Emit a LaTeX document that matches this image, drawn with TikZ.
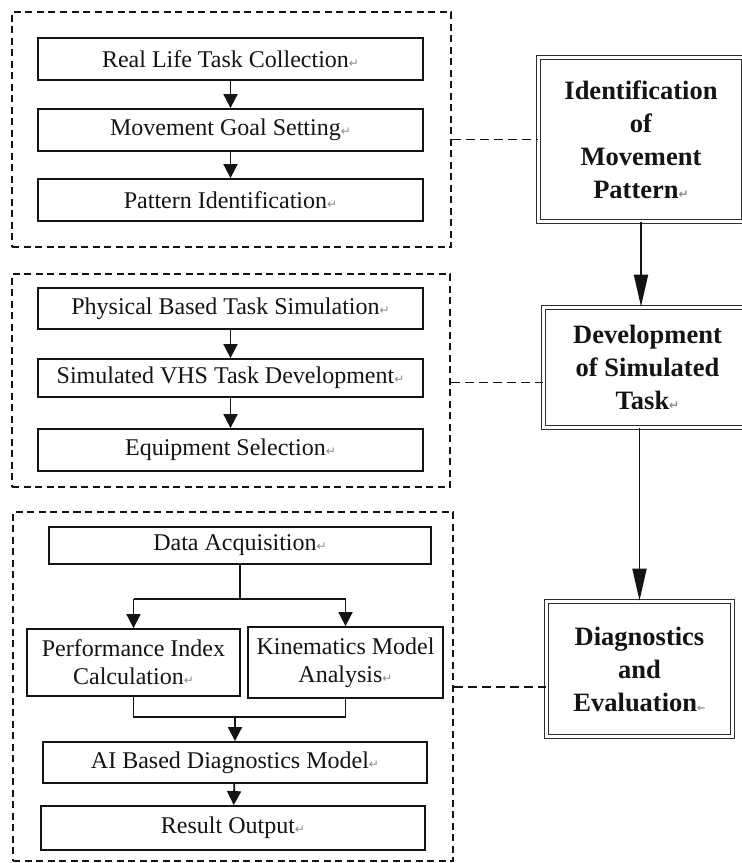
\documentclass[tikz,border=0pt]{standalone}
\usepackage{fontspec}
\setmainfont{Liberation Serif}
\newfontfamily\markfont{DejaVu Sans}
\usepackage{xcolor}
\usetikzlibrary{arrows.meta,positioning}
\definecolor{ink}{HTML}{141414}
\definecolor{frame}{HTML}{2E2E2E}
\definecolor{mark}{HTML}{8C8C8C}
\newcommand{\retmark}{{\markfont\fontsize{12}{12}\selectfont\color{mark}↵}}
\tikzset{
  task/.style={draw=ink, line width=1.8pt, minimum width=385pt, minimum height=42pt,
    inner sep=0pt, align=center, text=ink, font=\fontsize{24}{28}\selectfont},
  stage/.style={draw=frame, double, line width=1.7pt, double distance=2.5pt, inner sep=0pt,
    align=center, text=ink, font=\bfseries\fontsize{26.5}{33}\selectfont},
  grp/.style={draw=ink, line width=1.6pt, dash pattern=on 7pt off 4.5pt, inner sep=0pt},
  link/.style={draw=ink, line width=1.6pt, dash pattern=on 9pt off 5pt},
  wire/.style={draw=ink, line width=1.8pt},
  arr/.style={wire, -{Triangle[length=14pt,width=14pt]}},
  big/.style={wire, -{Triangle[length=32pt,width=14pt]}},
}

\begin{document}
\begin{tikzpicture}[x=1pt, y=-1pt]
  \useasboundingbox (0,0) rectangle (742,863);
  \fill[white] (0,0) rectangle (742,863);
  % dashed groups
  \node[grp, minimum width=439pt, minimum height=235pt] (g1) at (231.5,129.5) {};
  \node[grp, minimum width=438pt, minimum height=213pt] (g2) at (231,380.5) {};
  \node[grp, minimum width=440pt, minimum height=349pt] (g3) at (233,686.5) {};
  % movement pattern
  \node[task] (t1) at (230.5,59) {Real Life Task Collection\retmark};
  \node[task] (t2) at (230.5,130) {Movement Goal Setting\retmark};
  \node[task] (t3) at (230.5,200) {Pattern Identification\retmark};
  % simulated task
  \node[task, minimum height=41pt] (s1) at (230.5,308.5) {Physical Based Task Simulation\retmark};
  \node[task, minimum height=38pt] (s2) at (230.5,378) {Simulated VHS Task Development\retmark};
  \node[task] (s3) at (230.5,450) {Equipment Selection\retmark};
  % diagnostics
  \node[task, minimum width=382pt, minimum height=37pt] (da) at (240,545.5) {Data Acquisition\retmark};
  \node[task, minimum width=213pt, minimum height=67pt] (pic) at (133.5,662.5) {Performance Index\\Calculation\retmark};
  \node[task, minimum width=195pt, minimum height=71pt] (kma) at (345.5,662.5) {Kinematics Model\\Analysis\retmark};
  \node[task, minimum width=384pt, minimum height=41pt] (ai) at (235,762.5) {AI Based Diagnostics Model\retmark};
  \node[task, minimum width=384pt, minimum height=44pt] (res) at (233,828) {Result Output\retmark};
  % stages
  \node[stage, minimum width=205pt, minimum height=164pt] (idn) at (641,139.5) {Identification\\of\\Movement\\Pattern\retmark};
  \node[stage, minimum width=208pt, minimum height=120pt] (dev) at (647.5,367.5) {Development\\of Simulated\\Task\retmark};
  \node[stage, minimum width=186pt, minimum height=135pt] (diag) at (639.5,669) {Diagnostics\\and\\Evaluation{\markfont\fontsize{10}{10}\selectfont\color{mark}←}};

  \foreach \a/\b in {t1/t2,t2/t3,s1/s2,s2/s3,ai/res}
    \draw[arr] (\a) -- (\b);
  \draw[wire] (da.south) -- ++(0,34) coordinate (split);
  \draw[wire] (split -| pic.north) -- (split -| kma.north);
  \foreach \n in {pic,kma}
    \draw[arr] (split -| \n.north) -- (\n.north);
  \draw[wire] (pic.south) -- ++(0,20) coordinate (join) -- (join -| kma.south) -- (kma.south);
  \draw[arr] (join -| ai.north) -- (ai.north);

  \draw[big] (idn.south) -- (idn.south |- dev.north);
  \draw[big] (diag.north |- dev.south) -- (diag.north);

  \coordinate (c1) at (idn.west);
  \coordinate (c2) at ([yshift=-15pt]dev.west);
  \coordinate (c3) at ([yshift=-18pt]diag.west);
  \foreach \c/\g in {c1/g1,c2/g2,c3/g3}
    \draw[link] (\c -| \g.east) -- (\c);
\end{tikzpicture}
\end{document}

Task objective — Without the pictures, output the full listing exactly as it stands.

Reply —
Emit a LaTeX document that matches this image, drawn with TikZ.
\documentclass[tikz,border=0pt]{standalone}
\usepackage{fontspec}
\setmainfont{Liberation Serif}
\newfontfamily\markfont{DejaVu Sans}
\usepackage{xcolor}
\usetikzlibrary{arrows.meta,positioning}
\definecolor{ink}{HTML}{141414}
\definecolor{frame}{HTML}{2E2E2E}
\definecolor{mark}{HTML}{8C8C8C}
\newcommand{\retmark}{{\markfont\fontsize{12}{12}\selectfont\color{mark}↵}}
\tikzset{
  task/.style={draw=ink, line width=1.8pt, minimum width=385pt, minimum height=42pt,
    inner sep=0pt, align=center, text=ink, font=\fontsize{24}{28}\selectfont},
  stage/.style={draw=frame, double, line width=1.7pt, double distance=2.5pt, inner sep=0pt,
    align=center, text=ink, font=\bfseries\fontsize{26.5}{33}\selectfont},
  grp/.style={draw=ink, line width=1.6pt, dash pattern=on 7pt off 4.5pt, inner sep=0pt},
  link/.style={draw=ink, line width=1.6pt, dash pattern=on 9pt off 5pt},
  wire/.style={draw=ink, line width=1.8pt},
  arr/.style={wire, -{Triangle[length=14pt,width=14pt]}},
  big/.style={wire, -{Triangle[length=32pt,width=14pt]}},
}

\begin{document}
\begin{tikzpicture}[x=1pt, y=-1pt]
  \useasboundingbox (0,0) rectangle (742,863);
  \fill[white] (0,0) rectangle (742,863);
  % dashed groups
  \node[grp, minimum width=439pt, minimum height=235pt] (g1) at (231.5,129.5) {};
  \node[grp, minimum width=438pt, minimum height=213pt] (g2) at (231,380.5) {};
  \node[grp, minimum width=440pt, minimum height=349pt] (g3) at (233,686.5) {};
  % movement pattern
  \node[task] (t1) at (230.5,59) {Real Life Task Collection\retmark};
  \node[task] (t2) at (230.5,130) {Movement Goal Setting\retmark};
  \node[task] (t3) at (230.5,200) {Pattern Identification\retmark};
  % simulated task
  \node[task, minimum height=41pt] (s1) at (230.5,308.5) {Physical Based Task Simulation\retmark};
  \node[task, minimum height=38pt] (s2) at (230.5,378) {Simulated VHS Task Development\retmark};
  \node[task] (s3) at (230.5,450) {Equipment Selection\retmark};
  % diagnostics
  \node[task, minimum width=382pt, minimum height=37pt] (da) at (240,545.5) {Data Acquisition\retmark};
  \node[task, minimum width=213pt, minimum height=67pt] (pic) at (133.5,662.5) {Performance Index\\Calculation\retmark};
  \node[task, minimum width=195pt, minimum height=71pt] (kma) at (345.5,662.5) {Kinematics Model\\Analysis\retmark};
  \node[task, minimum width=384pt, minimum height=41pt] (ai) at (235,762.5) {AI Based Diagnostics Model\retmark};
  \node[task, minimum width=384pt, minimum height=44pt] (res) at (233,828) {Result Output\retmark};
  % stages
  \node[stage, minimum width=205pt, minimum height=164pt] (idn) at (641,139.5) {Identification\\of\\Movement\\Pattern\retmark};
  \node[stage, minimum width=208pt, minimum height=120pt] (dev) at (647.5,367.5) {Development\\of Simulated\\Task\retmark};
  \node[stage, minimum width=186pt, minimum height=135pt] (diag) at (639.5,669) {Diagnostics\\and\\Evaluation{\markfont\fontsize{10}{10}\selectfont\color{mark}←}};

  \foreach \a/\b in {t1/t2,t2/t3,s1/s2,s2/s3,ai/res}
    \draw[arr] (\a) -- (\b);
  \draw[wire] (da.south) -- ++(0,34) coordinate (split);
  \draw[wire] (split -| pic.north) -- (split -| kma.north);
  \foreach \n in {pic,kma}
    \draw[arr] (split -| \n.north) -- (\n.north);
  \draw[wire] (pic.south) -- ++(0,20) coordinate (join) -- (join -| kma.south) -- (kma.south);
  \draw[arr] (join -| ai.north) -- (ai.north);

  \draw[big] (idn.south) -- (idn.south |- dev.north);
  \draw[big] (diag.north |- dev.south) -- (diag.north);

  \coordinate (c1) at (idn.west);
  \coordinate (c2) at ([yshift=-15pt]dev.west);
  \coordinate (c3) at ([yshift=-18pt]diag.west);
  \foreach \c/\g in {c1/g1,c2/g2,c3/g3}
    \draw[link] (\c -| \g.east) -- (\c);
\end{tikzpicture}
\end{document}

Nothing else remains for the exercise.